Judging by the name, you’d think that Singles Day was just a 24hr Ben & Jerry’s fuelled Bridget Jones marathon, but 11th November is actually the world’s biggest shopping day of the year.
Chosen for the repetition of the very lonely looking number 1 in the date, 11/11/ is a mammoth day for retail. Alibaba supremo Jack Ma is the driving force behind the festival, in 2009 turning it from what apparently started as a bachelor’s celebration in the 1990s into what is now retails biggest day of the year.
In just 24hrs a record breaking $25.3 billion was spent last year through Alibaba alone. To put that into perspective, the total sales in the US for Black Friday & Cyber Monday combined is a mere $6.79 billion.
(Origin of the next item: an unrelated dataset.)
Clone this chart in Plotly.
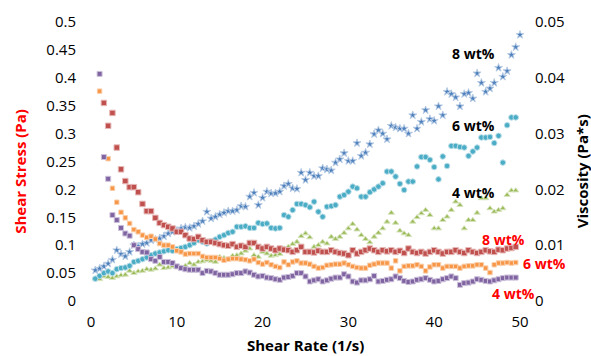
import plotly.graph_objects as go

# Shear rate grid (1/s)
shear_rate = [0.5, 1.0, 1.5, 2.0, 2.5, 3.0, 3.5, 4.0, 4.5, 5.0,
              5.5, 6.0, 6.5, 7.0, 7.5, 8.0, 8.5, 9.0, 9.5, 10.0,
              10.5, 11.0, 11.5, 12.0, 12.5, 13.0, 13.5, 14.0, 14.5, 15.0,
              15.5, 16.0, 16.5, 17.0, 17.5, 18.0, 18.5, 19.0, 19.5, 20.0,
              20.5, 21.0, 21.5, 22.0, 22.5, 23.0, 23.5, 24.0, 24.5, 25.0,
              25.5, 26.0, 26.5, 27.0, 27.5, 28.0, 28.5, 29.0, 29.5, 30.0,
              30.5, 31.0, 31.5, 32.0, 32.5, 33.0, 33.5, 34.0, 34.5, 35.0,
              35.5, 36.0, 36.5, 37.0, 37.5, 38.0, 38.5, 39.0, 39.5, 40.0,
              40.5, 41.0, 41.5, 42.0, 42.5, 43.0, 43.5, 44.0, 44.5, 45.0,
              45.5, 46.0, 46.5, 47.0, 47.5, 48.0, 48.5, 49.0, 49.5, 50.0]

# Shear stress (Pa), left axis
stress_8 = [.055, .058, .062, .067, .074, .091, .084, .080, .088, .100,
            .098, .102, .104, .109, .110, .112, .116, .121, .124, .126,
            .130, .132, .131, .134, .138, .143, .160, .148, .151, .155,
            .158, .161, .161, .163, .170, .169, .187, .194, .172, .185,
            .196, .193, .193, .196, .206, .210, .202, .201, .230, .217,
            .230, .224, .224, .238, .236, .234, .248, .254, .265, .251,
            .251, .283, .260, .266, .281, .299, .306, .300, .290, .314,
            .311, .309, .309, .300, .333, .309, .321, .342, .326, .323,
            .349, .333, .375, .371, .365, .349, .371, .373, .363, .408,
            .391, .375, .381, .391, .418, .402, .412, .441, .455, .477]
stress_6 = [.040, .045, .050, .053, .050, .057, .059, .060, .063, .070,
            .072, .075, .078, .082, .085, .087, .089, .091, .090, .093,
            .095, .097, .100, .104, .109, .106, .103, .107, .110, .115,
            .118, .122, .124, .133, .133, .134, .131, .131, .140, .138,
            .139, .131, .130, .131, .154, .151, .163, .174, .174, .172,
            .168, .178, .160, .151, .169, .170, .172, .187, .190, .196,
            .205, .202, .187, .187, .195, .200, .205, .211, .232, .232,
            .223, .210, .199, .214, .214, .241, .258, .258, .253, .240,
            .218, .259, .242, .278, .278, .276, .275, .260, .268, .275,
            .293, .293, .294, .283, .296, .248, .315, .329, .329, None]
stress_4 = [.040, .039, .044, .043, .041, .044, .046, .047, .054, .050,
            .053, .054, .057, .056, .058, .065, .059, .060, .062, .061,
            .060, .063, .068, .065, .070, .071, .073, .072, .070, .079,
            .077, .075, .081, .082, .085, .090, .094, .082, .079, .088,
            .085, .081, .082, .084, .094, .097, .102, .106, .116, .121,
            .114, .097, .100, .106, .103, .115, .111, .115, .122, .130,
            .138, .128, .118, .111, .105, .115, .122, .130, .142, .158,
            .140, .126, .121, .118, .142, .150, .157, .163, .154, .130,
            .130, .145, .151, .163, .178, .172, .130, .145, .145, .158,
            .184, .184, .166, .160, .163, .166, .190, .198, .198, None]

# Viscosity (Pa*s), right axis
visc_8 = [None, None, .0355, .0314, .0337, .0275, .0236, .0215, .0204, .0204,
          .0195, .0174, .0161, .0161, .0149, .0140, .0136, .0133, .0130, .0124,
          .0124, .0118, .0112, .0111, .0115, .0109, .0106, .0106, .0104, .0102,
          .0100, .0099, .0102, .0097, .0099, .0097, .0104, .0104, .0097, .0094,
          .0097, .0094, .0091, .0094, .0092, .0091, .0088, .0091, .0097, .0088,
          .0088, .0087, .0090, .0088, .0088, .0091, .0088, .0086, .0085, .0082,
          .0091, .0085, .0088, .0091, .0094, .0091, .0088, .0091, .0089, .0091,
          .0088, .0090, .0086, .0094, .0088, .0086, .0088, .0085, .0088, .0091,
          .0088, .0085, .0088, .0088, .0091, .0088, .0086, .0091, .0088, .0086,
          .0088, .0091, .0089, .0088, .0092, .0091, .0094, .0095, .0097, None]
visc_6 = [None, .0376, .0258, .0255, .0202, .0177, .0159, .0149, .0139, .0128,
          .0124, .0118, .0114, .0116, .0111, .0103, .0100, .0100, .0097, .0090,
          .0088, .0084, .0085, .0085, .0085, .0080, .0078, .0078, .0078, .0076,
          .0073, .0075, .0076, .0076, .0075, .0074, .0072, .0075, .0069, .0066,
          .0069, .0065, .0062, .0060, .0070, .0065, .0070, .0072, .0068, .0068,
          .0066, .0062, .0059, .0060, .0064, .0065, .0066, .0066, .0068, .0065,
          .0062, .0060, .0059, .0059, .0064, .0066, .0068, .0068, .0068, .0059,
          .0072, .0054, .0062, .0063, .0063, .0065, .0062, .0054, .0061, .0065,
          .0065, .0059, .0062, .0062, .0062, .0059, .0062, .0063, .0063, .0065,
          .0065, .0059, .0051, .0065, .0068, .0068, .0069, .0068, .0069, None]
visc_4 = [None, .0407, .0258, .0219, .0154, .0145, .0131, .0121, .0117, .0100,
          .0093, .0088, .0087, .0075, .0072, .0079, .0070, .0070, .0068, .0062,
          .0059, .0057, .0056, .0056, .0056, .0050, .0054, .0053, .0050, .0047,
          .0047, .0047, .0048, .0050, .0050, .0053, .0051, .0047, .0044, .0045,
          .0042, .0041, .0039, .0038, .0042, .0043, .0045, .0050, .0050, .0044,
          .0035, .0037, .0039, .0035, .0037, .0040, .0042, .0042, .0048, .0044,
          .0035, .0033, .0037, .0037, .0039, .0045, .0035, .0036, .0038, .0039,
          .0044, .0041, .0036, .0034, .0035, .0038, .0039, .0041, .0038, .0035,
          .0036, .0039, .0041, .0044, .0041, .0029, .0032, .0033, .0035, .0039,
          .0038, .0036, .0035, .0037, .0039, .0041, .0042, .0042, .0042, None]

# small grey marks seen on the original
mark_x = [0.0, 0.25, 50.1]
mark_y = [0.493, 0.0, 0.495]

FONT = "Open Sans"
fig = go.Figure()

def add(x, y, color, symbol, size, halo, axis="y"):
    fig.add_trace(go.Scatter(
        x=x, y=y, mode="markers", yaxis=axis, cliponaxis=False,
        marker=dict(color=color, symbol=symbol, size=size,
                    line=dict(color=halo, width=1)),
        showlegend=False, hoverinfo="skip"))

add(shear_rate, visc_8, "#C0504D", "square", 5.5, "#E6B9B8", "y2")
add(shear_rate, visc_6, "#F79646", "square", 4.5, "#FAD0AE", "y2")
add(shear_rate, visc_4, "#8064A2", "square", 5, "#CCC1DA", "y2")
add(shear_rate, stress_4, "#9BBB59", "triangle-up", 5.5, "#D7E4BD")
add(shear_rate, stress_6, "#4BACC6", "circle", 5.5, "#B7DEE8")
add(shear_rate, stress_8, "#4F81BD", "star", 6, "#B9CDE5")

fig.add_trace(go.Scatter(x=mark_x, y=mark_y, mode="markers", cliponaxis=False,
                         marker=dict(color="rgba(0,0,0,0)", symbol="square-open", size=6,
                                     line=dict(color="#A6A6A6", width=1.5)),
                         showlegend=False, hoverinfo="skip"))

lab_black = dict(family=FONT, size=14, color="#000000")
lab_red = dict(family=FONT, size=14, color="#FF0000")
ann = [
    dict(x=44.6, y=0.444, text="<b>8 wt%</b>", font=lab_black),
    dict(x=44.6, y=0.314, text="<b>6 wt%</b>", font=lab_black),
    dict(x=44.6, y=0.195, text="<b>4 wt%</b>", font=lab_black),
    dict(x=48.1, y=0.111, text="<b>8 wt%</b>", font=lab_red),
    dict(x=49.3, y=0.014, text="<b>4 wt%</b>", font=lab_red),
]
for a in ann:
    a.update(xref="x", yref="y", showarrow=False, xanchor="center", yanchor="middle")

title_font = dict(family=FONT, size=15)
ann += [
    dict(x=1.056, y=0.136, xref="paper", yref="paper", showarrow=False,
         text="<b>6 wt%</b>", font=lab_red, xanchor="center", yanchor="middle"),
    dict(x=0.501, y=-0.158, xref="paper", yref="paper", showarrow=False,
         text="<b>Shear Rate (1/s)</b>", font=dict(**title_font, color="#000000"),
         xanchor="center", yanchor="middle"),
    dict(x=-0.166, y=0.466, xref="paper", yref="paper", showarrow=False, textangle=-90,
         text="<b>Shear Stress (Pa)</b>", font=dict(**title_font, color="#FF0000"),
         xanchor="center", yanchor="middle"),
    dict(x=1.1445, y=0.465, xref="paper", yref="paper", showarrow=False, textangle=-90,
         text="<b>Viscosity (Pa*s)</b>", font=dict(**title_font, color="#000000"),
         xanchor="center", yanchor="middle"),
]

tick_font = dict(family=FONT, size=15, color="#000000")
fig.update_layout(
    width=591, height=356,
    margin=dict(l=91, r=71, t=22, b=55),
    paper_bgcolor="white", plot_bgcolor="white",
    annotations=ann,
    xaxis=dict(range=[0, 50], dtick=10, showgrid=False, zeroline=False, showline=False,
               ticks="", tickfont=tick_font, ticklabelstandoff=10),
    yaxis=dict(range=[0, 0.5], dtick=0.05, showgrid=False, zeroline=False, showline=False,
               ticks="", tickfont=tick_font, ticklabelstandoff=14),
    yaxis2=dict(range=[0, 0.05], dtick=0.01, overlaying="y", side="right",
                showgrid=False, zeroline=False, showline=False, ticks="",
                tickfont=tick_font, ticklabelstandoff=14),
)

fig.write_html("out.html", config={"displayModeBar": False},
               post_script="document.body.style.margin='0px';document.body.style.overflow='hidden';")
Equally impressive is the rate of growth, with a 40% increase in sales compared to last year and no doubt 2018 will see the numbers rise again.
So, what has made this such a huge day? We take a look at 5 contributing factors that offer food for thought to Western brands:
There is an active Chinese community in the UK that are heavy shoppers
Research gathered from Global Web Index shows that compared to the rest of the population, the Chinese community in the UK are more than twice as likely to purchase the following online:
- Beauty products
- Beer & spirits
- Baby products
Compared to a regular shopping day the Rakuten UK network saw a 39% increase in sales, and in the days running up to the event there’s a notable increase in traffic coming from Chinese IP addresses as savvy shoppers research their purchases. Similarly, in 2017 the tea brand Whittard announced that Singles Day was bigger than Black Friday and Cyber Monday combined in terms of their sales.
Build the Moment
Entertainment is a huge part of the festival, no doubt to build excitement to encourage lots of spending. 2017 kicked off with a televised gala which saw Nicole Kidman, Pharrell Williams and Maria Sharapova grace the stage. In the days leading up to the event brands build hype with interactive digital content, coupons and fashion shows. It works. In just the first 2 minutes of going live customers spent $2 billion.
Reports from the event show that Chinese shoppers are massively ahead of the West when it comes to payments. 1.48 billion payments were processed through Alipay during the 24hr frenzy, of which 90% were on mobile, compared to just 30% for Black Friday.
Last year consumers had 15 million products to choose from, including 60,000 international brands from 225 countries and regions. The love for luxury goods and everything British, coupled with the low value of the pound should be enough to make brands take note of Singles Day and what can be made of the opportunity for themselves; whether they realise it or not, many Western brands are readily available in China either directly or through the use of a proxy or forwarding.
There’s potential for UK brands, but cultural considerations need to be considered
UK brands are starting to realise the potential to capitalise on Singles Day through listing their products on Alibaba and investing in advertising in the run up to the event.
Before jumping the gun, brands wanting to cash in on Singles Day will have to take note of a few cultural considerations when selling to the Chinese market. For example, the number 4 is signifies bad luck and so should be avoided, whereas the number 8 represents good luck and so is likely to attract consumers.
There is a growing interest in the UK for Singles Day
UK data from google trends shows that over the last 3 years interest in Singles Day is growing at a rapid pace, making a clear case for why brands should be aware.
This year will no doubt see more UK brands get on board with Singles Day to capitalise on the event in the same way that they have in the past few years for Black Friday. If the figures from previous years are anything to go by, Singles Day is definitely one to add to the calendar.